(Entries with chart source code)
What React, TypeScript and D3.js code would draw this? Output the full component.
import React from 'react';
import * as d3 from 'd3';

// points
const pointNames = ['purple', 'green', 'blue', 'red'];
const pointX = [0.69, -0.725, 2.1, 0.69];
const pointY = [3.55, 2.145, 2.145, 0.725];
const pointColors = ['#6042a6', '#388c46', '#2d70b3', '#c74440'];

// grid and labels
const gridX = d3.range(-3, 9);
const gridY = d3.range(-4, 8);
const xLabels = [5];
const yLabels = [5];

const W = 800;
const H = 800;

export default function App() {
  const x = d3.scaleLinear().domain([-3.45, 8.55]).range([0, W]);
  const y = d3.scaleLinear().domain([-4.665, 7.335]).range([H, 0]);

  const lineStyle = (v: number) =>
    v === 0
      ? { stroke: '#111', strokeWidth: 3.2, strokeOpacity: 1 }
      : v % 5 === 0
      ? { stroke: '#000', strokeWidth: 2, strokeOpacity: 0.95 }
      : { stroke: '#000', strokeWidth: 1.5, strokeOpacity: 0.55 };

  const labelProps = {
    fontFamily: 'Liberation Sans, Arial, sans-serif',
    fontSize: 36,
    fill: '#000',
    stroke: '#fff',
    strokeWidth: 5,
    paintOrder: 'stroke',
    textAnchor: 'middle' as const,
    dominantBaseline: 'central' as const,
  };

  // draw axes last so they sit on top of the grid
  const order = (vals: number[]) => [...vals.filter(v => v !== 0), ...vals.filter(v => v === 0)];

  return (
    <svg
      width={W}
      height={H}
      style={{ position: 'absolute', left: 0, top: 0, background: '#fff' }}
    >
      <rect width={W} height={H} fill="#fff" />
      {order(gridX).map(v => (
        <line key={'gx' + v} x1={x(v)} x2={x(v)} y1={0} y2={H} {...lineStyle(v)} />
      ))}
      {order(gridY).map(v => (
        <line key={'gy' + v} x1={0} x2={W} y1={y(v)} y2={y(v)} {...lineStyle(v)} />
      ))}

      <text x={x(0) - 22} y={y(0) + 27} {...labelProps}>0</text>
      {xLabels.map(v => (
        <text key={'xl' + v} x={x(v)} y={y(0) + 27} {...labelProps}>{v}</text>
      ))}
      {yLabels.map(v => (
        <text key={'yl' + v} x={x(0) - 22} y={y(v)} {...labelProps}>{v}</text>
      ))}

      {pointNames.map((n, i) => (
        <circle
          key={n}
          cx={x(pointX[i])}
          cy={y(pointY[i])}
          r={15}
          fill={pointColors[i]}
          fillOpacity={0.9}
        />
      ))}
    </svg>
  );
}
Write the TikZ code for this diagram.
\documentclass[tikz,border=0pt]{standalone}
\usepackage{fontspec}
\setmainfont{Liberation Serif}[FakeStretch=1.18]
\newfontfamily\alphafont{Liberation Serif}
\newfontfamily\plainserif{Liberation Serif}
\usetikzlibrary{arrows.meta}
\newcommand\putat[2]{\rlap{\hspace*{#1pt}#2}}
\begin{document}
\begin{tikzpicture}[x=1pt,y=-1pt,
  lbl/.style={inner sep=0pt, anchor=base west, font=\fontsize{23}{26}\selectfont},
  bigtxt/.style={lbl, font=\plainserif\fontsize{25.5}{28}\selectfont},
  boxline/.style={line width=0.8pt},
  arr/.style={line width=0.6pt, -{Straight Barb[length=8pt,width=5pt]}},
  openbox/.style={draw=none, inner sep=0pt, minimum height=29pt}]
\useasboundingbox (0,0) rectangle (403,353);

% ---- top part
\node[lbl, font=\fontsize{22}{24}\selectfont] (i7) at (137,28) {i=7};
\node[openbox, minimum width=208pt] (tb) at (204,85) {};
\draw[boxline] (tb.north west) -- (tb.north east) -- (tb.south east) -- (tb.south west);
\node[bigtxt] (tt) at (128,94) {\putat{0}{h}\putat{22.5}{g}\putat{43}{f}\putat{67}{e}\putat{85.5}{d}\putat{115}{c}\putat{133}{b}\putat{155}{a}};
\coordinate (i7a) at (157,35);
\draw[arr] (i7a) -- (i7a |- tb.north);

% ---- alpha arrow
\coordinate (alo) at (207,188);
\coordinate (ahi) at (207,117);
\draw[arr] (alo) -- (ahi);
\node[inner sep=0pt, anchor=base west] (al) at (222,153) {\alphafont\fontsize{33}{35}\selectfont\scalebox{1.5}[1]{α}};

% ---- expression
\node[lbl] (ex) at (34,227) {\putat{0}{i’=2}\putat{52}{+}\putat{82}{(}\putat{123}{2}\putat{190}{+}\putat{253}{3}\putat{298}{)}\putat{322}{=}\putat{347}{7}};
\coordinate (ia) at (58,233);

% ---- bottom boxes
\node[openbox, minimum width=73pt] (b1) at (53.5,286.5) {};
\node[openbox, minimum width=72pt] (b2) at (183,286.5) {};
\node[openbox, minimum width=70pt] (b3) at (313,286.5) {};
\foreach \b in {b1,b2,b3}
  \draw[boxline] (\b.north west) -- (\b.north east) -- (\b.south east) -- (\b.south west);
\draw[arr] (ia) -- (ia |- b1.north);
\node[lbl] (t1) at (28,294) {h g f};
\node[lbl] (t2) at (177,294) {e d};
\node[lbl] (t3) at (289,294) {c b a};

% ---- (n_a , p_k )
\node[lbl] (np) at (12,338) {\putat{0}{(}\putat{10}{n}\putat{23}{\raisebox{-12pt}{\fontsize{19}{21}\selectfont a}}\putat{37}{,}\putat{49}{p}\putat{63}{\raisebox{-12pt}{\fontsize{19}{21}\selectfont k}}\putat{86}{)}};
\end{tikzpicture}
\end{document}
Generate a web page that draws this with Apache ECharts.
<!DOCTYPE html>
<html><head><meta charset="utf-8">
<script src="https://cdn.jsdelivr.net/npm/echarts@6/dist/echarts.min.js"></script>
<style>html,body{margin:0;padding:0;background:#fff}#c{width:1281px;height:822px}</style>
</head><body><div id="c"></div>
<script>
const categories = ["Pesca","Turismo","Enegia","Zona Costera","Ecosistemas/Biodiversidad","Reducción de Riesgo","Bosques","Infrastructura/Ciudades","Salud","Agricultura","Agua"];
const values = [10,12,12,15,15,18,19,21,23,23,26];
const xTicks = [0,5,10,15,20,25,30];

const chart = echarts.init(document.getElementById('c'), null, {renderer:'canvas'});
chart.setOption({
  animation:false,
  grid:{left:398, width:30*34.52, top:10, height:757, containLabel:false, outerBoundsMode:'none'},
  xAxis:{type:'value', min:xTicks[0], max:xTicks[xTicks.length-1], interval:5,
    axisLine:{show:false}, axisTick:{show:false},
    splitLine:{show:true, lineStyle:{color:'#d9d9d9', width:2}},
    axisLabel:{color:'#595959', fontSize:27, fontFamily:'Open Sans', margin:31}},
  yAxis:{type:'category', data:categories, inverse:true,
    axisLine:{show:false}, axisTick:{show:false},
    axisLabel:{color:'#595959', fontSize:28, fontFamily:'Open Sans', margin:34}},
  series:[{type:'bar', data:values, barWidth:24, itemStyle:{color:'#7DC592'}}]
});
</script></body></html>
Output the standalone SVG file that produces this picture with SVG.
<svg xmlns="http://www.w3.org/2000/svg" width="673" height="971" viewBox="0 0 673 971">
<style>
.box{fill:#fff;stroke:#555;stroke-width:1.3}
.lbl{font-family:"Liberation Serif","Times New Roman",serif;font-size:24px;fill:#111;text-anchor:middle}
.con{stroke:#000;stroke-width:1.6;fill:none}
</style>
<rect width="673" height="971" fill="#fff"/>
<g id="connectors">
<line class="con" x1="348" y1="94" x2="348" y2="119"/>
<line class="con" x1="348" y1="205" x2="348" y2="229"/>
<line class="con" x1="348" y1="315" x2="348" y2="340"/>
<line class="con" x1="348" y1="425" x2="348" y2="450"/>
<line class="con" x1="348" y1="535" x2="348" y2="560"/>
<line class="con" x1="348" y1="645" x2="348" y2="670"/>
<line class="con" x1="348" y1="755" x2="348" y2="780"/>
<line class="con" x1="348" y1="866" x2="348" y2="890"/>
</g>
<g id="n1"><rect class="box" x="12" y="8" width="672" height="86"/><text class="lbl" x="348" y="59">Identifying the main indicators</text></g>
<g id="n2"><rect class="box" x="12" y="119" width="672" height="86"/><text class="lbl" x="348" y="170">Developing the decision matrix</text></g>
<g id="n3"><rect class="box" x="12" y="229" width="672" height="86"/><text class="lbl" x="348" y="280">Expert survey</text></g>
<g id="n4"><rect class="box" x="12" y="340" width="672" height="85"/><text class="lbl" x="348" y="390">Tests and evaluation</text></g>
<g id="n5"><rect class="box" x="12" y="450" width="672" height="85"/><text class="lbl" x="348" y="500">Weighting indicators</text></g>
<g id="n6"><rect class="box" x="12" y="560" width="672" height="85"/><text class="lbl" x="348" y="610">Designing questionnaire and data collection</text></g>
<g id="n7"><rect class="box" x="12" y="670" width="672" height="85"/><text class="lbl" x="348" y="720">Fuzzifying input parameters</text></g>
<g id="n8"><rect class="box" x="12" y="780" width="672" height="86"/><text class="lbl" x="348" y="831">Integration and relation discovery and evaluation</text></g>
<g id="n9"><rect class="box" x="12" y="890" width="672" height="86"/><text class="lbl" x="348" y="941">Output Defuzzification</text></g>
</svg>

• Exercise brief
Provide an exact reproduction of only those lines that start at the line containing "Generate a web" and end at the line containing "const xTicks = [0,5,10,15,20,25,30];", inclusive.

• Solution for this task
Generate a web page that draws this with Apache ECharts.
<!DOCTYPE html>
<html><head><meta charset="utf-8">
<script src="https://cdn.jsdelivr.net/npm/echarts@6/dist/echarts.min.js"></script>
<style>html,body{margin:0;padding:0;background:#fff}#c{width:1281px;height:822px}</style>
</head><body><div id="c"></div>
<script>
const categories = ["Pesca","Turismo","Enegia","Zona Costera","Ecosistemas/Biodiversidad","Reducción de Riesgo","Bosques","Infrastructura/Ciudades","Salud","Agricultura","Agua"];
const values = [10,12,12,15,15,18,19,21,23,23,26];
const xTicks = [0,5,10,15,20,25,30];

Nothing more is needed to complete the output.